Plotting code records
## begin

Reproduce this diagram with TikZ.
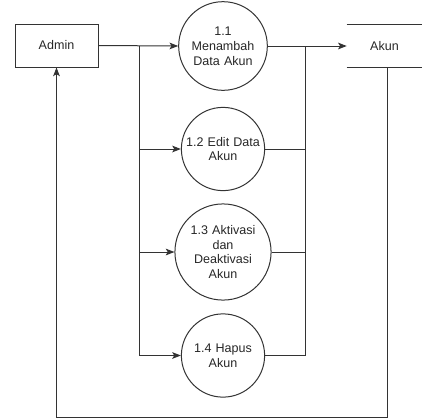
\documentclass[tikz,border=0pt]{standalone}
\usepackage{fontspec}
\setmainfont{Liberation Sans}
\usetikzlibrary{arrows.meta}
\begin{document}
\begin{tikzpicture}[x=0.75pt,y=-0.75pt,
  every node/.style={font=\fontsize{9.4pt}{11.2pt}\selectfont, text=black!85, align=center},
  ln/.style={draw=black!80, line width=0.75pt},
  arr/.style={ln, -{Stealth[length=6.5pt,width=5pt,inset=1.5pt]}},
  proc/.style={circle, ln, minimum size=83*0.75pt, inner sep=0pt, text width=60pt},
  ent/.style={rectangle, ln, minimum width=83*0.75pt, minimum height=43*0.75pt, inner sep=0pt}]
\useasboundingbox (0,0) rectangle (422,419);
\node[ent] (admin) at (56.5,45.5) {Admin};
\node[proc] (p1) at (223,46) {1.1\\Menambah\\Data Akun};
\node[proc] (p2) at (223,149) {1.2 Edit Data\\Akun};
\node[proc] (p3) at (223,252) {1.3 Aktivasi\\dan\\Deaktivasi\\Akun};
\node[proc] (p4) at (223,355.5) {1.4 Hapus\\Akun};
\node[minimum width=75*0.75pt, minimum height=42*0.75pt, inner sep=0pt] (akun) at (384.5,46) {Akun};
\draw[ln] (akun.north west) -- (akun.north east);
\draw[ln] (akun.south west) -- (akun.south east);
\coordinate (j1) at (139.5,46);
\coordinate (j2) at (305.5,46);
\coordinate (ak) at (387.7,67);
\coordinate (bot) at (387.7,417.5);
\draw[arr] (admin.east) -- (p1.west);
\draw[ln] (j1) -- (j1 |- p4);
\draw[arr] (j1 |- p2) -- (p2.west);
\draw[arr] (j1 |- p3) -- (p3.west);
\draw[arr] (j1 |- p4) -- (p4.west);
\draw[arr] (p1.east) -- (akun.west);
\draw[ln] (p2.east) -| (j2);
\draw[ln] (p3.east) -- (j2 |- p3);
\draw[ln] (p4.east) -| (j2);
\draw[arr] (ak) -- (bot) -| (admin.south);
\end{tikzpicture}
\end{document}
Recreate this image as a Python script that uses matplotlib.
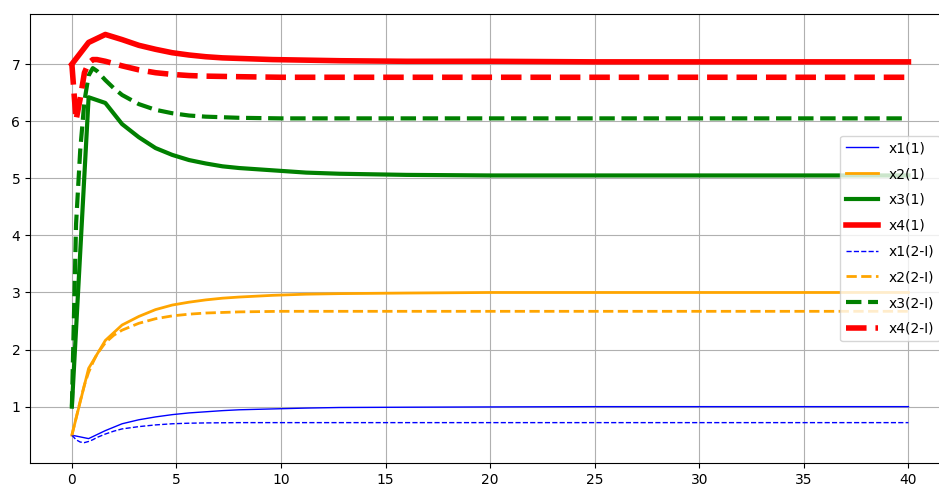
import matplotlib
matplotlib.use("Agg")
from matplotlib import pyplot as plt

# time grids: model (1) was stored every 0.8, model (2-I) more densely at the start
t_1 = [0, 0.8, 1.6, 2.4, 3.2, 4.0, 4.8, 5.6, 6.4, 7.2, 8.0, 9.6, 11.2, 12.8,
       16, 20, 25, 30, 35, 40]
t_2 = [0, 0.2, 0.4, 0.6, 0.8, 1.0, 1.2, 1.6, 2.0, 2.4, 3.2, 4.0, 4.8, 5.6,
       6.4, 8.0, 10, 12, 15, 20, 25, 30, 35, 40]

x1_1 = [0.5, 0.44, 0.58, 0.70, 0.77, 0.82, 0.86, 0.89, 0.91, 0.93, 0.945,
        0.96, 0.975, 0.985, 0.99, 0.995, 1.0, 1.0, 1.0, 1.0]
x2_1 = [0.5, 1.67, 2.16, 2.43, 2.58, 2.70, 2.78, 2.83, 2.87, 2.90, 2.92,
        2.95, 2.97, 2.98, 2.99, 3.0, 3.0, 3.0, 3.0, 3.0]
x3_1 = [1.0, 6.42, 6.32, 5.95, 5.72, 5.53, 5.41, 5.32, 5.26, 5.21, 5.18,
        5.14, 5.10, 5.08, 5.06, 5.05, 5.05, 5.05, 5.05, 5.05]
x4_1 = [7.0, 7.38, 7.52, 7.43, 7.33, 7.26, 7.20, 7.16, 7.13, 7.11, 7.10,
        7.08, 7.07, 7.06, 7.05, 7.05, 7.04, 7.04, 7.04, 7.04]

x1_2 = [0.5, 0.42, 0.38, 0.37, 0.39, 0.42, 0.46, 0.52, 0.57, 0.61, 0.65,
        0.68, 0.70, 0.71, 0.715, 0.72, 0.72, 0.72, 0.72, 0.72, 0.72, 0.72,
        0.72, 0.72]
x2_2 = [0.5, 0.8, 1.1, 1.38, 1.6, 1.77, 1.92, 2.12, 2.25, 2.34, 2.46, 2.54,
        2.59, 2.62, 2.64, 2.66, 2.67, 2.67, 2.67, 2.67, 2.67, 2.67, 2.67, 2.67]
x3_2 = [1.0, 4.2, 5.5, 6.35, 6.8, 6.93, 6.88, 6.72, 6.58, 6.46, 6.30, 6.20,
        6.14, 6.10, 6.08, 6.06, 6.05, 6.05, 6.05, 6.05, 6.05, 6.05, 6.05, 6.05]
x4_2 = [7.0, 6.02, 6.4, 6.85, 7.02, 7.08, 7.08, 7.05, 7.01, 6.97, 6.90, 6.85,
        6.82, 6.80, 6.79, 6.78, 6.77, 6.77, 6.77, 6.77, 6.77, 6.77, 6.77, 6.77]

colors = ['blue', 'orange', 'green', 'red']
names = ['x1', 'x2', 'x3', 'x4']

fig = plt.figure(figsize=(9.39, 4.88), dpi=100)
ax = fig.add_axes([0.032, 0.0512, 0.98, 0.92])

for i, y in enumerate([x1_1, x2_1, x3_1, x4_1]):
    ax.plot(t_1, y, color=colors[i], lw=i + 1, label=names[i] + '(1)')
for i, y in enumerate([x1_2, x2_2, x3_2, x4_2]):
    ax.plot(t_2, y, '--', color=colors[i], lw=i + 1, label=names[i] + '(2-I)')

ax.grid(True)
ax.legend(loc='center left', bbox_to_anchor=(0.8804, 0.5), borderaxespad=0,
          labelspacing=0.85, handlelength=2.3)

fig.savefig('out.png', dpi=100)
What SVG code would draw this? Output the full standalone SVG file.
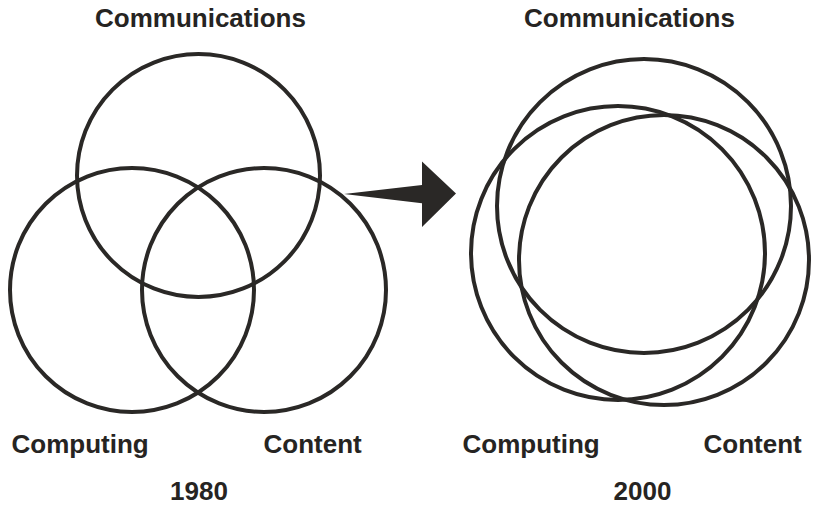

## end

▶ _Problem to work on_: Leaving out the pictures, extract the stretch from the line holding "Recreate this image" through the line holding "6.4, 8.0, 10, 12, 15, 20, 25, 30, 35, 40]", word for word.

▶ _Finished answer_:
Recreate this image as a Python script that uses matplotlib.
import matplotlib
matplotlib.use("Agg")
from matplotlib import pyplot as plt

# time grids: model (1) was stored every 0.8, model (2-I) more densely at the start
t_1 = [0, 0.8, 1.6, 2.4, 3.2, 4.0, 4.8, 5.6, 6.4, 7.2, 8.0, 9.6, 11.2, 12.8,
       16, 20, 25, 30, 35, 40]
t_2 = [0, 0.2, 0.4, 0.6, 0.8, 1.0, 1.2, 1.6, 2.0, 2.4, 3.2, 4.0, 4.8, 5.6,
       6.4, 8.0, 10, 12, 15, 20, 25, 30, 35, 40]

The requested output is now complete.